Senada dengan itu, Ketua APRI Kuncoro Catur Nugroho memaparkan bahwa
problematika dalam industri rajungan memang mengandalkan pengambilan
langsung dari alam, yakni di lautan.
"Dengan adanya teknologi budi daya rajungan ini, maka menjadi solusi
jangan panjang bagi nelayan dan pelaku usaha," katanya.
Ia mengakui bahwa upaya-upaya penelitian untuk menemukan teknologi
budi daya secara sporadis sudah pernah dilakukan.
"Yang ingin kita tuju adalah bagaimana akhirnya upaya itu `nyambung`
dengan bisnis, yang sifatnya harus profit. Karena itulah kami serahkan
kepada ahlinya di BBPBAP," katanya.
Kuncoro menyebut di Indonesia masih jarang lembaga penelitian dan
dunia industri sinergi untuk menemukan titik temu sesuai yang
diharapkan, yakni riset yang dilakukan sesuai dengan misi-misi bisnis.
Menurut dia begitu banyak riset di Asia sampai Arab Saudi, topik-topik
yang diteliti masih jauh dari misi dunia bisnis.
"Kalau kami kalkulasi jumlah penelitian dengan biaya sampai ratusan
miliar itu belum sesuai dengan misi bisnis, sehingga hasil penelitian
masih menumpuk sebagai hasil riset yang membumi," katanya.
Ia menilai kerja sama dengan BBPBAP Jepara, yang akhirnya menemukan
teknologi budi daya pada rajungan itu sebagai hal yang ideal.
"Yakni menemukan solusi, di mana pelaku usaha mendapatkan `raw
material` (bahan baku) dari sebuah penelitian itu," katanya.
Sementara itu, pakar kelautan dan perikanan IPB Hawis Madduppa kepada
Antara menyatakan bahwa pengembangan rajungan di tambak diharapkan
dapat mengurangi tekanan terhadap lingkungan dan penangkapan alami.

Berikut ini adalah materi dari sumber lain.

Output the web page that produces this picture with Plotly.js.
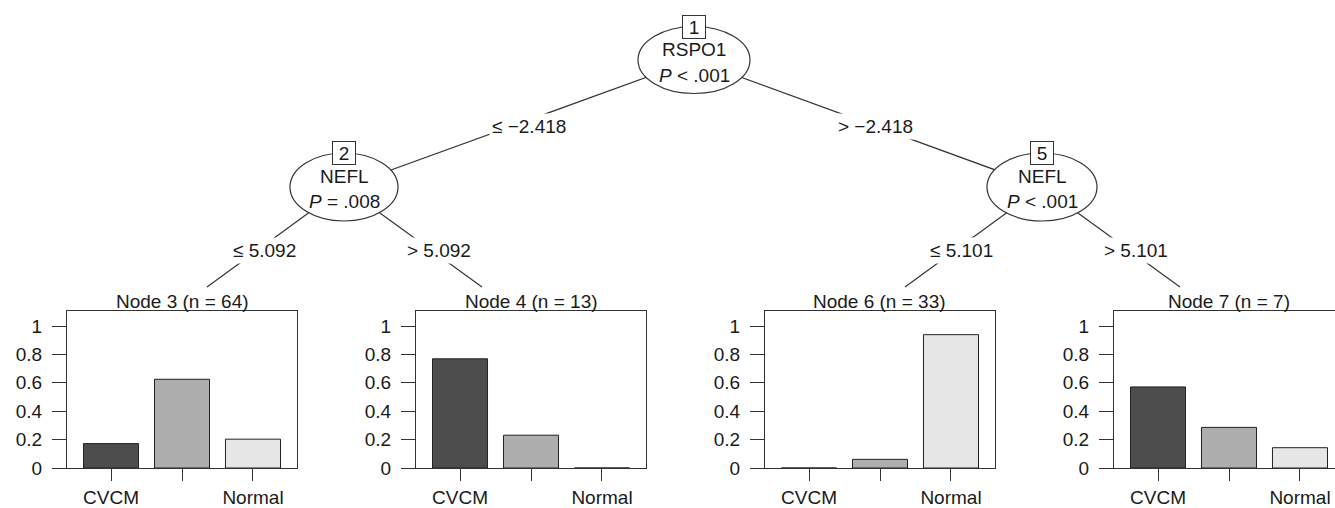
<!DOCTYPE html>
<html>
<head>
<meta charset="utf-8">
<script src="https://cdn.plot.ly/plotly-3.0.1.min.js"></script>
<style>
html,body{margin:0;padding:0;background:#fff;}
#chart{width:1335px;height:508px;}
</style>
</head>
<body>
<div id="chart"></div>
<script>
// ---------------- data ----------------
const classLabels = ["CVCM", "", "Normal"];          // middle class label not printed in the figure
const terminalIds = [3, 4, 6, 7];
const terminalN = [64, 13, 33, 7];
const node3Props = [0.172, 0.625, 0.203];
const node4Props = [0.769, 0.231, 0.0];
const node6Props = [0.0, 0.061, 0.939];
const node7Props = [0.571, 0.286, 0.143];
const innerIds = [1, 2, 5];
const splitVars = ["RSPO1", "NEFL", "NEFL"];
const pValues = ["&lt; .001", "= .008", "&lt; .001"];
const edgeLabels = ["≤ −2.418", "&gt; −2.418", "≤ 5.092", "&gt; 5.092", "≤ 5.101", "&gt; 5.101"];
const yTickVals = [0, 0.2, 0.4, 0.6, 0.8, 1];
const yTickText = ["0", "0.2", "0.4", "0.6", "0.8", "1"];
const barColors = ["#4D4D4D", "#AEAEAE", "#E6E6E6"];

const terminalProps = [node3Props, node4Props, node6Props, node7Props];

// ---------------- geometry (pixels) ----------------
const W = 1335, H = 508;
const fx = v => v / W;
const fy = v => 1 - v / H;
const FONT = "Liberation Sans, Arial, Helvetica, sans-serif";
const TXT = "#1a1a1a";
const LINE = "#333333";

const panelLeft = [67, 416, 765, 1114];
const panelW = 230, panelTop = 311, panelBottom = 468;
const padUnits = 0.62;
const unitPx = panelW / (2 + 2 * padUnits);
const yMax = (panelBottom - panelTop) / 142;   // 1 unit = 142 px

// inner nodes: center, radii
const innerGeo = {
  1: {x: 694, y: 60, rx: 56, ry: 33.5},
  2: {x: 344, y: 187, rx: 54, ry: 34},
  5: {x: 1042, y: 187, rx: 55, ry: 34}
};
const termEnds = {3: [207, 287], 4: [482, 287], 6: [905, 287], 7: [1180, 287]};
const edges = [[1, 2], [1, 5], [2, 3], [2, 4], [5, 6], [5, 7]];
const edgeLabelPos = [[529, 126], [875, 126], [264, 250.5], [438.5, 250.5], [961, 250.5], [1136, 250.5]];

const data = [];
const layout = {
  width: W, height: H,
  margin: {l: 0, r: 0, t: 0, b: 0},
  paper_bgcolor: "#fff", plot_bgcolor: "#fff",
  showlegend: false,
  font: {family: FONT, size: 19, color: TXT},
  shapes: [], annotations: []
};

// bar panels
terminalIds.forEach((id, i) => {
  const k = i + 1;
  const xa = "xaxis" + (k === 1 ? "" : k), ya = "yaxis" + (k === 1 ? "" : k);
  const left = panelLeft[i];
  const rightPx = Math.min(W, left + panelW);
  const xr1 = -padUnits + (rightPx - left) / unitPx;
  data.push({
    type: "bar",
    x: [0, 1, 2],
    y: terminalProps[i],
    width: 0.775,
    marker: {color: barColors, line: {color: "#222", width: 1}},
    xaxis: "x" + (k === 1 ? "" : k), yaxis: "y" + (k === 1 ? "" : k),
    hoverinfo: "skip"
  });
  layout[xa] = {
    domain: [fx(left), fx(rightPx)],
    range: [-padUnits, xr1],
    anchor: "y" + (k === 1 ? "" : k),
    tickvals: [0, 1, 2], ticktext: classLabels,
    ticks: "outside", ticklen: 12, tickcolor: LINE, tickwidth: 1,
    showline: true, mirror: true, linecolor: LINE, linewidth: 1,
    showgrid: false, zeroline: false, fixedrange: true,
    tickfont: {family: FONT, size: 19, color: TXT}
  };
  layout[ya] = {
    domain: [fy(panelBottom), fy(panelTop)],
    range: [0, yMax],
    anchor: "x" + (k === 1 ? "" : k),
    tickvals: yTickVals, ticktext: yTickText,
    ticks: "outside", ticklen: 14, tickcolor: LINE, tickwidth: 1,
    ticklabelstandoff: 6,
    showline: true, mirror: (left + panelW <= W), linecolor: LINE, linewidth: 1,
    showgrid: false, zeroline: false, fixedrange: true,
    tickfont: {family: FONT, size: 19, color: TXT}
  };
  layout.annotations.push({
    xref: "paper", yref: "paper",
    x: fx(left + panelW / 2), y: fy(301),
    xanchor: "center", yanchor: "middle",
    text: "Node " + id + " (n = " + terminalN[i] + ")",
    showarrow: false, font: {family: FONT, size: 19, color: TXT}
  });
});

// edges
edges.forEach(([a, b], j) => {
  const p = innerGeo[a];
  const c = innerGeo[b] ? [innerGeo[b].x, innerGeo[b].y] : termEnds[b];
  layout.shapes.push({
    type: "line", xref: "paper", yref: "paper",
    x0: fx(p.x), y0: fy(p.y), x1: fx(c[0]), y1: fy(c[1]),
    line: {color: LINE, width: 1.2}
  });
  layout.annotations.push({
    xref: "paper", yref: "paper",
    x: fx(edgeLabelPos[j][0]), y: fy(edgeLabelPos[j][1]),
    xanchor: "center", yanchor: "middle",
    text: edgeLabels[j], showarrow: false,
    bgcolor: "#fff", borderpad: 2,
    font: {family: FONT, size: 19, color: TXT}
  });
});

// inner nodes
innerIds.forEach((id, i) => {
  const g = innerGeo[id];
  layout.shapes.push({
    type: "circle", xref: "paper", yref: "paper",
    x0: fx(g.x - g.rx), x1: fx(g.x + g.rx),
    y0: fy(g.y + g.ry), y1: fy(g.y - g.ry),
    fillcolor: "#fff", line: {color: LINE, width: 1.2}
  });
  const top = g.y - g.ry;
  layout.annotations.push({
    xref: "paper", yref: "paper", x: fx(g.x), y: fy(top + 23),
    xanchor: "center", yanchor: "middle",
    text: splitVars[i], showarrow: false,
    font: {family: FONT, size: 19, color: TXT}
  });
  layout.annotations.push({
    xref: "paper", yref: "paper", x: fx(g.x), y: fy(top + 49),
    xanchor: "center", yanchor: "middle",
    text: "<i>P</i> " + pValues[i], showarrow: false,
    font: {family: FONT, size: 19, color: TXT}
  });
  layout.annotations.push({
    xref: "paper", yref: "paper", x: fx(g.x), y: fy(top),
    xanchor: "center", yanchor: "middle",
    text: String(id), showarrow: false,
    width: 20, height: 20, borderpad: 1,
    bgcolor: "#fff", bordercolor: LINE, borderwidth: 1,
    font: {family: FONT, size: 19, color: TXT}
  });
});

Plotly.newPlot("chart", data, layout, {staticPlot: true, displayModeBar: false});
</script>
</body>
</html>
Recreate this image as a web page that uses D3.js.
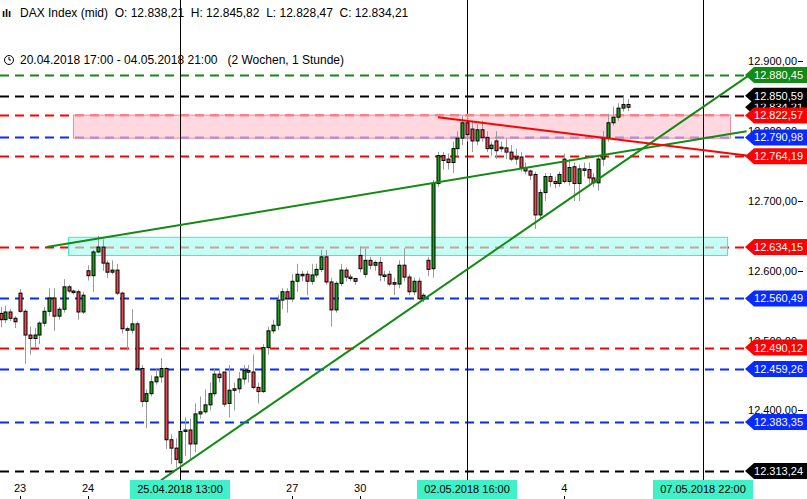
<!DOCTYPE html>
<html><head><meta charset="utf-8">
<script src="https://cdn.jsdelivr.net/npm/d3@7"></script>
<style>
body{margin:0;background:#fff;font-family:Arial,"Liberation Sans",sans-serif}
svg text{font-family:Arial,"Liberation Sans",sans-serif;white-space:pre}
</style></head>
<body><svg id="chart" width="807" height="499"></svg>
<script>
// hourly bars 20.04.2018 17:00 - 04.05.2018 21:00, 14 bars per day (08..21)
const opens  = [12545,12539,12530,12541,12532, 12568,12542,12508,12503,12508,12525,12542,12561,12535,12545,12577,12571,12570,12541,
  12600,12593,12627,12634,12611,12598,12601,12568,12517,12515,12524,12460,12413,12424, 12441,12448,12460,12358,12346,12325,12370,12372,12352,12395,12398,12408,12424,12452,
  12455,12410,12429,12431,12445,12457,12455,12433,12427,12490,12514,12522,12558,12570, 12560,12585,12595,12595,12585,12594,12602,12620,12584,12544,12582,12601,12591,12589,
  12622,12595,12615,12608,12612,12594,12595,12581,12581,12608,12591,12570,12585,12560, 12615,12603,12725,12765,12760,12755,12775,12790,12812,12803,12786,12802,12791,12775,
  12786,12777,12776,12770,12760,12763,12748,12743,12738,12680,12712,12735,12728,12725, 12760,12728,12749,12725,12746,12745,12733,12726,12760,12790,12812,12820,12833,12838.21]
const highs  = [12550,12548,12550,12545,12535, 12574,12545,12520,12518,12528,12548,12575,12575,12548,12588,12580,12573,12573,12570,
  12608,12630,12650,12645,12615,12615,12610,12570,12520,12545,12527,12465,12430,12450, 12460,12475,12462,12366,12360,12372,12390,12388,12410,12420,12430,12440,12460,12460,
  12455,12465,12440,12455,12465,12465,12480,12440,12495,12520,12530,12565,12575,12575, 12595,12610,12600,12600,12610,12610,12630,12630,12590,12585,12610,12605,12595,12590,
  12635,12632,12620,12615,12620,12600,12600,12590,12615,12632,12595,12590,12590,12568, 12620,12730,12770,12770,12768,12785,12800,12822,12825,12815,12810,12815,12800,12785,
  12800,12785,12790,12780,12775,12770,12755,12745,12742,12717,12740,12740,12735,12742, 12768,12760,12755,12752,12755,12755,12740,12765,12800,12825,12835,12840,12850,12845.82]
const lows   = [12535,12519,12525,12528,12518, 12540,12467,12480,12490,12495,12520,12535,12514,12530,12540,12568,12566,12530,12538,
  12586,12570,12625,12600,12590,12595,12565,12510,12486,12510,12460,12405,12375,12420, 12437,12440,12345,12323,12318,12320,12335,12330,12340,12388,12395,12400,12420,12440,
  12405,12390,12400,12425,12437,12440,12430,12410,12425,12480,12510,12515,12545,12540, 12555,12570,12585,12565,12580,12590,12598,12580,12520,12540,12578,12585,12585,12580,
  12598,12590,12602,12600,12585,12585,12578,12565,12575,12585,12565,12565,12558,12555, 12592,12590,12720,12745,12745,12740,12765,12780,12785,12770,12780,12785,12770,12765,
  12760,12770,12760,12757,12752,12742,12738,12730,12660,12675,12700,12720,12718,12720, 12725,12722,12700,12700,12735,12725,12720,12715,12750,12785,12808,12815,12828,12828.47]
const closes = [12539,12530,12541,12532,12527, 12542,12508,12503,12508,12525,12542,12561,12535,12545,12577,12571,12570,12541,12565,
  12593,12627,12634,12611,12598,12601,12568,12517,12515,12524,12460,12413,12424,12441, 12448,12460,12358,12346,12330,12370,12372,12352,12395,12398,12408,12424,12452,12447,
  12409,12429,12431,12445,12457,12455,12433,12427,12490,12514,12522,12558,12570,12560, 12585,12595,12594,12585,12594,12602,12620,12584,12544,12582,12601,12591,12589,12585,
  12603,12615,12608,12612,12594,12593,12581,12583,12608,12591,12570,12585,12560,12565, 12602,12725,12765,12758,12755,12775,12790,12812,12795,12786,12802,12791,12775,12780,
  12772,12776,12770,12760,12763,12747,12743,12737,12680,12712,12735,12728,12725,12738, 12728,12748,12725,12746,12745,12733,12726,12760,12790,12812,12820,12833,12838,12834.21]

// day ticks: bar index of first bar of each day
const dayTicks = [[5,"23"],[19,"24"],[61,"27"],[75,"30"],[117,"4"]]
const markers = [[38,"25.04.2018 13:00"],[97,"02.05.2018 16:00"],[145.5,"07.05.2018 22:00"]]

const levels = [12880.45,12850.59,12822.57,12790.98,12764.19,12634.15,12560.49,12490.12,12459.26,12383.35,12313.24]
const levelColors = ["#138a13","#000","#ff0000","#0a2bff","#ff0000","#ff0000","#0a2bff","#ff0000","#0a2bff","#0a2bff","#000"]
const yTicks = [12900,12800,12700,12600,12500,12400]

// zones [start bar, end bar, top, bottom]
const zones = [[16,151.2,12823,12790,"#ffc4ce","#f08a9c"],[15,150.6,12648,12622,"#a8fcef","#2fefc8"]]
// trend lines [bar, price, bar, price]
const trends = [[10.5,12634,154.5,12800,"#138a13"],[34,12300,155,12880,"#138a13"],[91,12820,154.5,12765,"#ff0000"]]

const loc = d3.formatLocale({decimal:",",thousands:".",grouping:[3],currency:["",""]})
const fmt = loc.format(",.2f")

const svg = d3.select("#chart")
const x = d3.scaleLinear().domain([5,145]).range([20,700.4])
const y = d3.scaleLinear().domain([12313.24,12880.45]).range([471,75])
const right = 748, bottom = 481

const plot = svg.append("g")
plot.append("clipPath").attr("id","clip").append("rect").attr("width",right).attr("height",bottom)
const g = plot.append("g").attr("clip-path","url(#clip)")

// horizontal levels
levels.forEach((v,i) => g.append("line")
  .attr("x1",0).attr("x2",right).attr("y1",Math.round(y(v))+0.5).attr("y2",Math.round(y(v))+0.5)
  .attr("stroke",levelColors[i]).attr("stroke-width",2).attr("stroke-dasharray","9,6"))

// zones over the levels
zones.forEach(z => g.append("rect")
  .attr("x",x(z[0])).attr("width",x(z[1])-x(z[0]))
  .attr("y",y(z[2])).attr("height",y(z[3])-y(z[2]))
  .attr("fill",z[4]).attr("fill-opacity",0.65).attr("stroke",z[5]))

// vertical markers
markers.forEach(m => g.append("line").attr("x1",Math.round(x(m[0]))+0.5).attr("x2",Math.round(x(m[0]))+0.5)
  .attr("y1",0).attr("y2",bottom).attr("stroke","#000"))

// candles
const idx = d3.range(closes.length)
g.selectAll(".wick").data(idx).join("line")
  .attr("x1",i=>Math.round(x(i))+0.5).attr("x2",i=>Math.round(x(i))+0.5)
  .attr("y1",i=>y(highs[i])).attr("y2",i=>y(lows[i])).attr("stroke","#9a9a9a")
g.selectAll(".body").data(idx).join("rect")
  .attr("x",i=>Math.round(x(i))-1).attr("width",3)
  .attr("y",i=>y(Math.max(opens[i],closes[i])))
  .attr("height",i=>Math.max(1.5,Math.abs(y(opens[i])-y(closes[i]))))
  .attr("fill",i=>closes[i]>=opens[i]?"#17a317":"#f2444e").attr("stroke","#000").attr("stroke-width",1)

// trend lines
trends.forEach(t => g.append("line").attr("x1",x(t[0])).attr("y1",y(t[1])).attr("x2",x(t[2])).attr("y2",y(t[3]))
  .attr("stroke",t[4]).attr("stroke-width",2))

// y axis tick labels
yTicks.forEach(v => {
  svg.append("text").attr("x",797).attr("y",y(v)+4).attr("text-anchor","end").attr("font-size",11).text(fmt(v))
  svg.append("line").attr("x1",798).attr("x2",803).attr("y1",Math.round(y(v))+0.5).attr("y2",Math.round(y(v))+0.5).attr("stroke","#000")
})

// price tags
function tag(v,col){
  const yy = y(v), h = 16
  const gg = svg.append("g").attr("transform",`translate(745,${yy})`)
  gg.append("path").attr("d",`M0,0 L9,${-h/2} L62,${-h/2} L62,${h/2} L9,${h/2} Z`).attr("fill",col)
  gg.append("text").attr("x",58).attr("y",4).attr("text-anchor","end").attr("font-size",11).attr("fill","#fff").text(fmt(v))
}
tag(closes[closes.length-1],"#000")
levels.forEach((v,i) => tag(v,levelColors[i]))

// x axis
dayTicks.forEach(d => {
  svg.append("text").attr("x",x(d[0])).attr("y",492).attr("text-anchor","middle").attr("font-size",11).text(d[1])
  svg.append("line").attr("x1",Math.round(x(d[0]))+0.5).attr("x2",Math.round(x(d[0]))+0.5).attr("y1",496).attr("y2",499).attr("stroke","#000")
})
markers.forEach(m => {
  const cx = Math.round(x(m[0]))
  svg.append("rect").attr("x",cx-50).attr("y",480).attr("width",100).attr("height",19).attr("fill","#3ff0c8")
  svg.append("text").attr("x",cx).attr("y",493).attr("text-anchor","middle").attr("font-size",11).text(m[1])
})

// header
svg.append("text").attr("x",2).attr("y",17).attr("font-size",11).attr("font-weight","bold").text("ılı")
svg.append("text").attr("x",20).attr("y",17).attr("font-size",12)
  .text("DAX Index (mid)  O: " + fmt(opens[130]) + "  H: " + fmt(highs[130]) + "  L: " + fmt(lows[130]) + "  C: " + fmt(closes[130]))
svg.append("circle").attr("cx",9).attr("cy",60).attr("r",4.5).attr("fill","none").attr("stroke","#000")
svg.append("path").attr("d","M9,57 V60 H11").attr("fill","none").attr("stroke","#000")
svg.append("text").attr("x",20).attr("y",64).attr("font-size",12).text("20.04.2018 17:00 - 04.05.2018 21:00   (2 Wochen, 1 Stunde)")
</script></body></html>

"Serta dapat membantu memenuhi kebutuhan bahan baku di masa yang akan
datang," kata doktor bidang "Biotechnology and Molecular Genetics"
dari Universitas Bremen, Jerman itu.
Selain itu, kata dia, pengembangan tambak rajungan juga dapat membantu
program pengembangan perikanan rajungan di Indonesia.
Kegiatan penelitian budi daya tambak rajungan itu dimulai pada 4 Juni
2018 dengan penebaran benih rajungan yang berjumlah 33.800 ekor di
tambak riset rajungan yang berlokasi di Jepara. Kemudian dipanen pada
Sabtu (11/8) dengan berat 80-100 gram per ekor.